Oleh Hujjatul Islam Malekirad
Keharusan
hidup bersosial dan keinginan untuk menang sendiri mendorong manusia untuk
saling bertikai dan bertengkar. Untuk menyudahi pertikaian-pertikaian tak
berguna ini, diperlukan sebuah undang-undang dan badan yang menjalankan
undang-undang ini.
Di sepanjang
sejarah, dengan memahami kebutuhan tersebut di atas, umat manusia berusaha
menetapkan undang-undang yang sesuai dengan kondisi ruang dan waktu yang mereka
hadapi. Di samping itu, mereka juga menetapkan berlandaskan pada akal komunal
yang dimiliki sebuah lembaga yang dapat menjalankan undang-undang tersebut
dengan benar. Lembaga ini, bergantung kepada kondisi ruang dan waktu, beraneka
ragam. Mulai dari kepala kampung hingga kepala kabilah. Dan akhirnya,
terbentuklah sebuah lembaga yang lebih besar dan lebih komunal bernama negara.
Faktor terpenting
yang mendorong pembentukan negara adalah menjalankan undang-undang guna
mewujudkan ketertiban di tengah masyarakat manusia. Yakni seandainya
undang-undang yang ditetapkan pun sangat maju dan bahkan bersumber dari
kitab-kitab langit sekalipun tetapi tidak memiliki badan mumpuni untuk
menjalankannya, maka undang-undang ini pun tidak akan berguna untuk menciptakan
ketertiban di tengah masyarakat.
Dengan demikian,
kebutuhan terhadap negara dalam sebuah tatanan masyarakat manusia termasuk
kebutuhan yang sangat fundamental, karena ketiadaan lembaga ini akan
menyebabkan kekacauan di tangan masyarakat. Dalam kondisi seperti ini, hidup
ini bagi semua anggota masyarakat akan menjadi negara.
Dari penjelasan di
atas dapat ditarik dua kesimpulan berikut ini:
Pertama, keberadaan sebuah undang-undang untuk kehidupan
manusia sangat urgen diperlukan.
Kedua, untuk menjalankan undang-undang tersebut diperlukan
sebuah lembaga dan badan resmi bernama negara.
Untuk itu, di
sepanjang sejarah manusia, seluruh aliran dan agama, baik yang bersumber dari
Tuhan maupun tidak, memiliki satu pesan penting; yakni menciptakan
undang-undang. Untuk melaksanakan undang-undang ini, mereka juga mengusulkan
sistem pemerintahan kepada masyarakat.
Agama Islam sebagai
agama Allah yang terakhir memiliki sistem pengetahuan, nilai, dan undang-undang
tinggi yang terjelma dalam al-Quran dan Sunah para manusia maksum as. Tentu
saja, guna menjalankan undang-undang ini diperlukan para eksekutor yang adil
dan komitmen serta berhubungan dengan sebuah sistem negara yang berkomitmen
untuk menjalankan undang-undang tersebut. Hal inilah yang mendorong Rasulullah
saw, ketika telah berhasil menancapkan fondasi dakwah di Madinah, untuk
membangun fondasi negara di kota suci ini dan membentuk sebuah sistem eksekutif
yang sesuai dengan kondisi yang dominan kala itu.
Setelah Rasulullah
saw meninggal dunia, Para Imam Maksum as pun aktif dalam roda pemerintahan
masing-masing sesuai dengan kondisi ruang dan waktu yang berlaku kala itu.

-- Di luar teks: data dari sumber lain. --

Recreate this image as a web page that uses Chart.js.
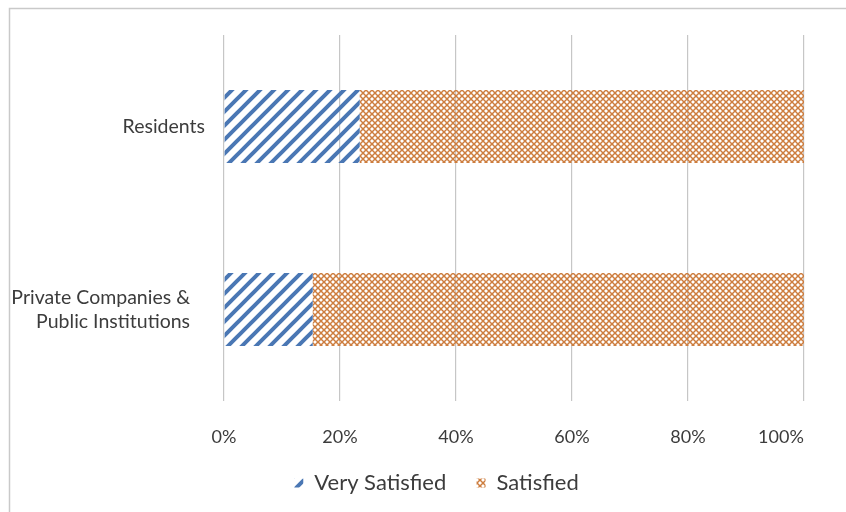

Contoh paling nyata untuk hal ini adalah pemerintahan Imam Ali as selama lima
tahun. Sekalipun harus menghadapi banyak pasang surut, beliau telah berhasil
menunjukkan sebuah model pemerintahan Ilahi di muka bumi dan meninggalkan
banyak pelajaran berharga bagi umat manusia.
Sirah Imam Ali bin
Abi Thalib as dalam memanajemen negara bisa dijadikan model oleh para pecinta
beliau dalam menjalankan negara.
Dalam perspektif
maktab Alawi, undang-undang yang ditetapkan oleh Allah adalah lebih sempurna
dan lebih konprehensif dibandingkan dengan undang-undang yang ditetapkan oleh
manusia sendiri.
Ketika memaparkan
filsafat negara Islam, Imam Ali as menegaskan, “Ya Allah! Engkau sendiri tahu
bahwa perang kami ini bukanlah untuk memperebutkan kekuasaan dan menumpuk harta
dunia. Tetapi kami hanya ingin mengembalikan tanda-tanda agama-Nya ke tempatnya
yang sebenarnya dan ingin melakukan perbaikan di muka bumi-Mu sehingga para
hamba-Mu yang terzalimi bisa hidup dengan aman dan seluruh undang-undang-Mu
yang telah terlupakan bisa dihidupkan kembali.”
Untuk itu, Imam Ali
as menjelaskan seluruh tujuan negara Islam dalam surat kepada Malik Asytar
dalam empat barometer:
[a] Mengurusi urusan finansial dan ekonomi.
[b] Menangani urusan militer guna membangun kesiapan
untuk melawan musuh.
[c] Mempersiapkan lahan sosial dan stabilitas sosial
supaya seluruh kemampuan masyarakat dan nilai-nilai Ilahi-insani bisa
berkembang di tengah masyarakat.
[d] Melaksanakan pembangunan dan kemakmuran di segala
bidang.
Melihat
tujuan-tujuan mulia yang telah dicanangkan di atas, Imam Ali as telah
mencincingkan lengan baju pada lima tahun kekuasaan untuk memperkokoh sistem
negara Islami. Akhirnya, beliau pun gugur syahid di jalan ini.